И «баблос» из вампирской истории превратился в Дух Денег, который «надевает на свои бесплотные пальцы самых разных людишек — а потом сбрасывает их, как хирург резиновую перчатку».

И пространные рассуждения на тему ваты, цивилизации, либералов вообще и российских либералов в частности: «вата — это не патриархально-православное русопятство под чекистским патронажем», а «понятие международное и транскультурное, равно обнимающее боевой флаг американских конфедератов и белую традиционную мужскую сексуальность».

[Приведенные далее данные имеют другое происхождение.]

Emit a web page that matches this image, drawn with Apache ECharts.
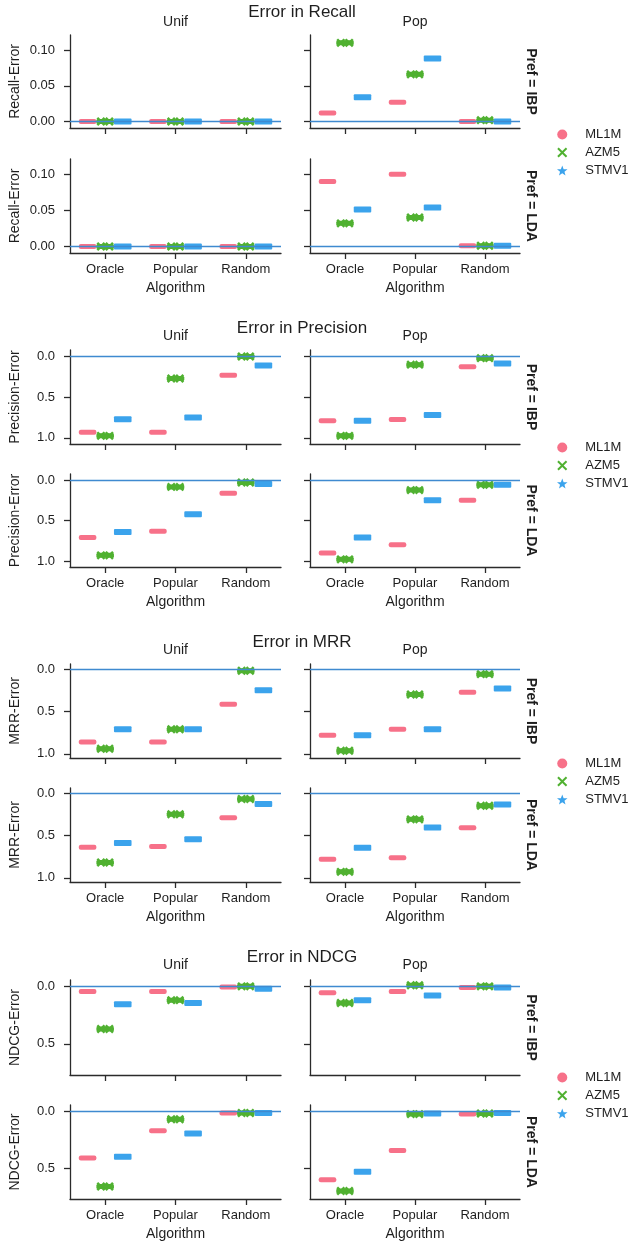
<!DOCTYPE html>
<html><head><meta charset="utf-8">
<script src="https://cdn.jsdelivr.net/npm/echarts@6/dist/echarts.min.js"></script>
<style>html,body{margin:0;padding:0;background:#fff}#chart{width:628px;height:1243px}</style>
</head><body><div id="chart"></div>
<script>
const algorithms = ['Oracle', 'Popular', 'Random'];
const datasets = ['ML1M', 'AZM5', 'STMV1'];
const colTitles = ['Unif', 'Pop'];
const rowTitles = ['Pref = IBP', 'Pref = LDA'];
const xAxisName = 'Algorithm';

// each facet: one row per dataset (ML1M, AZM5, STMV1), one value per algorithm
const recallIbpUnif = [[0.000, 0.000, 0.000], [0.000, 0.000, 0.000], [0.000, 0.000, 0.000]];
const recallIbpPop  = [[0.012, 0.027, 0.000], [0.110, 0.066, 0.002], [0.034, 0.088, 0.000]];
const recallLdaUnif = [[0.000, 0.000, 0.000], [0.000, 0.000, 0.000], [0.000, 0.000, 0.000]];
const recallLdaPop  = [[0.090, 0.100, 0.001], [0.032, 0.040, 0.001], [0.051, 0.054, 0.001]];

const precisionIbpUnif = [[0.93, 0.93, 0.23], [0.975, 0.27, 0.00], [0.77, 0.75, 0.11]];
const precisionIbpPop  = [[0.79, 0.775, 0.125], [0.975, 0.10, 0.02], [0.79, 0.72, 0.085]];
const precisionLdaUnif = [[0.71, 0.63, 0.16], [0.93, 0.08, 0.025], [0.64, 0.42, 0.045]];
const precisionLdaPop  = [[0.90, 0.80, 0.245], [0.98, 0.12, 0.055], [0.71, 0.245, 0.055]];

const mrrIbpUnif = [[0.86, 0.86, 0.415], [0.94, 0.71, 0.02], [0.71, 0.71, 0.25]];
const mrrIbpPop  = [[0.78, 0.71, 0.275], [0.965, 0.30, 0.06], [0.78, 0.71, 0.23]];
const mrrLdaUnif = [[0.64, 0.63, 0.29], [0.82, 0.25, 0.07], [0.59, 0.545, 0.13]];
const mrrLdaPop  = [[0.78, 0.765, 0.41], [0.93, 0.31, 0.15], [0.645, 0.405, 0.135]];

const ndcgIbpUnif = [[0.045, 0.045, 0.005], [0.37, 0.12, 0.00], [0.155, 0.145, 0.02]];
const ndcgIbpPop  = [[0.055, 0.045, 0.01], [0.145, -0.01, 0.00], [0.12, 0.08, 0.01]];
const ndcgLdaUnif = [[0.41, 0.17, 0.015], [0.66, 0.07, 0.015], [0.40, 0.195, 0.015]];
const ndcgLdaPop  = [[0.60, 0.345, 0.025], [0.70, 0.025, 0.02], [0.53, 0.02, 0.015]];

const recallTicks = [0, 0.05, 0.10];
const precisionTicks = [0, 0.5, 1.0];
const mrrTicks = [0, 0.5, 1.0];
const ndcgTicks = [0, 0.5];

// ---------- layout / style ----------
const FONT = 'Liberation Sans, Arial, Helvetica, sans-serif';
const TXT = '#1e1e1e';
const AX = '#2b2b2b';
const colors = ['#f77189', '#50b131', '#3ba3ec'];
const zeroColor = '#3f8ad0';
const xPath = 'path://M1.4,0 L5,3.6 L8.6,0 L10,1.4 L6.4,5 L10,8.6 L8.6,10 L5,6.4 L1.4,10 L0,8.6 L3.6,5 L0,1.4 Z';
const starPath = 'path://M5,0 L6.234,3.301 L9.755,3.455 L6.997,5.649 L7.939,9.045 L5,7.1 L2.061,9.045 L3.003,5.649 L0.245,3.455 L3.766,3.301 Z';

const colLeft = [70, 310];
const colWidth = [211, 210];

const panels = [
  { title: 'Error in Recall', yName: 'Recall-Error', facets: [[recallIbpUnif, recallIbpPop], [recallLdaUnif, recallLdaPop]],
    ticks: recallTicks, dec: 2, inverse: false, min: -0.009, max: 0.121,
    titleY: 12, colY: 22, rows: [[35, 93], [159, 94]], legendTop: 123 },
  { title: 'Error in Precision', yName: 'Precision-Error', facets: [[precisionIbpUnif, precisionIbpPop], [precisionLdaUnif, precisionLdaPop]],
    ticks: precisionTicks, dec: 1, inverse: true, min: -0.08, max: 1.075,
    titleY: 328, colY: 336, rows: [[350, 94], [474, 93]], legendTop: 436 },
  { title: 'Error in MRR', yName: 'MRR-Error', facets: [[mrrIbpUnif, mrrIbpPop], [mrrLdaUnif, mrrLdaPop]],
    ticks: mrrTicks, dec: 1, inverse: true, min: -0.06, max: 1.05,
    titleY: 642, colY: 650, rows: [[664, 94], [788, 94]], legendTop: 752 },
  { title: 'Error in NDCG', yName: 'NDCG-Error', facets: [[ndcgIbpUnif, ndcgIbpPop], [ndcgLdaUnif, ndcgLdaPop]],
    ticks: ndcgTicks, dec: 1, inverse: true, min: -0.055, max: 0.77,
    titleY: 957, colY: 965, rows: [[980, 95], [1105, 94]], legendTop: 1066 }
];

function makeRender(k) {
  return function (params, api) {
    const pt = api.coord([api.value(0), api.value(1)]);
    const band = api.size([1, 0])[0];
    const slot = band * 0.75 / 3;
    const cx = pt[0] + (k - 1) * slot;
    const y = pt[1];
    const color = colors[k];
    if (k === 0) {
      return { type: 'rect', shape: { x: cx - slot / 2, y: y - 2.5, width: slot, height: 5, r: 2 }, style: { fill: color } };
    }
    if (k === 2) {
      return { type: 'rect', shape: { x: cx - slot / 2, y: y - 3, width: slot, height: 6, r: 1 }, style: { fill: color } };
    }
    const children = [{ type: 'rect', shape: { x: cx - slot / 2, y: y - 2.5, width: slot, height: 5, r: 1.5 }, style: { fill: color } }];
    [-0.24, 0.24].forEach(f => {
      const xx = cx + f * slot, s = 3.6;
      children.push({ type: 'line', shape: { x1: xx - s, y1: y - s, x2: xx + s, y2: y + s }, style: { stroke: color, lineWidth: 2.4 } });
      children.push({ type: 'line', shape: { x1: xx - s, y1: y + s, x2: xx + s, y2: y - s }, style: { stroke: color, lineWidth: 2.4 } });
    });
    return { type: 'group', children };
  };
}

const grid = [], xAxis = [], yAxis = [], series = [], legend = [], graphic = [];
let gi = 0;
panels.forEach(p => {
  graphic.push({ type: 'text', x: 302, y: p.titleY, style: { text: p.title, fontSize: 17, fontFamily: FONT, fill: TXT, align: 'center', verticalAlign: 'middle', textAlign: 'center', textVerticalAlign: 'middle' } });
  colTitles.forEach((t, c) => {
    graphic.push({ type: 'text', x: colLeft[c] + colWidth[c] / 2, y: p.colY, style: { text: t, fontSize: 14, fontFamily: FONT, fill: TXT, align: 'center', verticalAlign: 'middle', textAlign: 'center', textVerticalAlign: 'middle' } });
  });
  p.rows.forEach((rw, r) => {
    graphic.push({ type: 'text', x: 531, y: rw[0] + rw[1] / 2, rotation: -Math.PI / 2, style: { text: rowTitles[r], fontSize: 14, fontWeight: 'bold', fontFamily: FONT, fill: TXT, align: 'center', verticalAlign: 'middle', textAlign: 'center', textVerticalAlign: 'middle' } });
    [0, 1].forEach(c => {
      grid.push({ left: colLeft[c], top: rw[0], width: colWidth[c], height: rw[1] });
      xAxis.push({
        gridIndex: gi, type: 'category', data: algorithms,
        axisLine: { show: true, onZero: false, lineStyle: { color: AX, width: 1.3 } },
        axisTick: { show: true, alignWithLabel: true, length: 6, lineStyle: { color: AX, width: 1.3 } },
        axisLabel: { show: r === 1, margin: 10, fontSize: 13, color: TXT, fontFamily: FONT },
        name: r === 1 ? xAxisName : '', nameLocation: 'middle', nameGap: 28,
        nameTextStyle: { fontSize: 14, color: TXT, fontFamily: FONT },
        splitLine: { show: false }
      });
      yAxis.push({
        gridIndex: gi, type: 'value', min: p.min, max: p.max, inverse: p.inverse,
        axisLine: { show: true, onZero: false, lineStyle: { color: AX, width: 1.3 } },
        axisTick: { show: true, length: 6, customValues: p.ticks, lineStyle: { color: AX, width: 1.3 } },
        axisLabel: { show: c === 0, customValues: p.ticks, margin: 15, fontSize: 13, color: TXT, fontFamily: FONT,
                     formatter: v => Number(v).toFixed(p.dec) },
        splitLine: { show: false },
        name: c === 0 ? p.yName : '', nameLocation: 'middle', nameGap: 48, nameRotate: 90,
        nameTextStyle: { fontSize: 14, color: TXT, fontFamily: FONT }
      });
      const vals = p.facets[r][c];
      datasets.forEach((ds, k) => {
        series.push({
          type: 'custom', name: ds, xAxisIndex: gi, yAxisIndex: gi,
          itemStyle: { color: colors[k] },
          encode: { x: 0, y: 1 },
          data: vals[k].map((v, i) => [i, v]),
          renderItem: makeRender(k), z: 2, silent: true
        });
      });
      series.push({
        type: 'line', name: 'zero', xAxisIndex: gi, yAxisIndex: gi, data: [], z: 5,
        markLine: { silent: true, symbol: 'none', label: { show: false }, animation: false,
                    lineStyle: { color: zeroColor, width: 1.4, type: 'solid' }, data: [{ yAxis: 0 }] }
      });
      gi++;
    });
  });
  legend.push({
    orient: 'vertical', left: 552, top: p.legendTop, itemWidth: 36, itemHeight: 10, itemGap: 5,
    selectedMode: false, symbolKeepAspect: true,
    data: [{ name: 'ML1M', icon: 'circle' }, { name: 'AZM5', icon: xPath }, { name: 'STMV1', icon: starPath }],
    textStyle: { fontSize: 13, color: TXT, fontFamily: FONT }
  });
});

const chart = echarts.init(document.getElementById('chart'), null, { renderer: 'canvas' });
chart.setOption({
  backgroundColor: '#ffffff',
  animation: false,
  textStyle: { fontFamily: FONT },
  grid, xAxis, yAxis, series, legend, graphic
});
</script></body></html>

И просто милые очевидности вроде «властям не нужны неуправляемые друзья. Властям нужны управляемые враги».

Мы были уверены, что Пелевин умеет обращаться только с мысленными кульбитами, а словесные ему не даются? Так вот нет, он может даже написать стилизацию под русскую прозу второй половины XIX века. Не виртуозную, но вполне себе. Даже может быть половчее, чем покойный Василий Аксенов управлялся со словесностью XVIII века. Именно так написана вторая часть романа, «космическая драма» «Самолет Можайского», объясняющая противостояние России и США через древний конфликт рас бородачей и рептилоидов. По форме это еще и эпистолярий (и снова поклон Федору Михайловичу).

Не станем утверждать наверняка, но с большой долей вероятности третья часть под названием «Храмлаг» — что-то вроде подмигивания «Обители» Захара Прилепина. Во всяком случае, все формальные признаки лагерной прозы в ней соблюдены. С 1920-х по 1960-е на Новой земле существовал лагерь для репрессированных масонов, где они возводили Храм Соломона. По логике их должны были бы охранять чекисты, но на практике охрана была почти не нужна — сбежать мешали природные условия. Хотя чекисты в романе, понятное дело, есть, причем Пелевин не был бы Пелевиным, если бы чекисты не стали check’истами.

И наконец четвертая часть — «оперативный этюд» «Подвиг Капустина» в теории отсылает к советскому милицейскому роману, а в действительности очень похож на того Пелевина старого образца, по которому так тоскуют многие пелевинские читатели и почитатели со стажем. Пусть порадуются.

Ну и разумеется, во всем романе обильно присутствуют фактурные наркотические трипы и алкогольные «белочки», за которые опять же Пелевина так любят одни и не любят другие.

Если оставить в покое проблему, кто кому должен — Пелевин «Эксмо» или «Эксмо» Пелевину, — и вообще чужие обязательства и финансовые отношения, то останется главный вопрос: что происходит с писателем и чего от него ждать в будущем.

И ответ на него прост и банален: чего угодно. Потому что, кажется, наконец в России появился автор, не зависящий ни от кого и ни от чего: ни от читателей, ни от издателей, ни от политики, ни от современности, ни от истории, ни от моды, ни от себя самого в конце концов, потому что внутреннее долженствование может сковывать посильнее внешних обстоятельств.

Похоже, ему все равно, пишет ли он как «старый» Пелевин или как «новый». Про сегодня или про 100 лет назад. Появится в романе расстрел редакции Charlie Hebdo (он там есть), или все же наплевать на ловлю покемонов (ее нет, хотя казалось бы — вот уже поле непаханое, учитывая пелевинский образ мыслей).

Используя пелевинскую же метафору, он просто видит сны и создает миры. А совершенно внеположное им книжное сообщество принимает их за свое неровное отражение. Его же и обсуждает. Это отражение ему то нравится, то не очень. В зависимости от этого каждую новую книгу то хвалят, то ругают. В то время как «истина ждет нас как раз там, где ум прекращает гнаться за собственной тенью». Копирайт Виктора Пелевина. Иными словами, романы Пелевина можно даже не читать. Это никак не изменит мир. Мир писателя в том числе.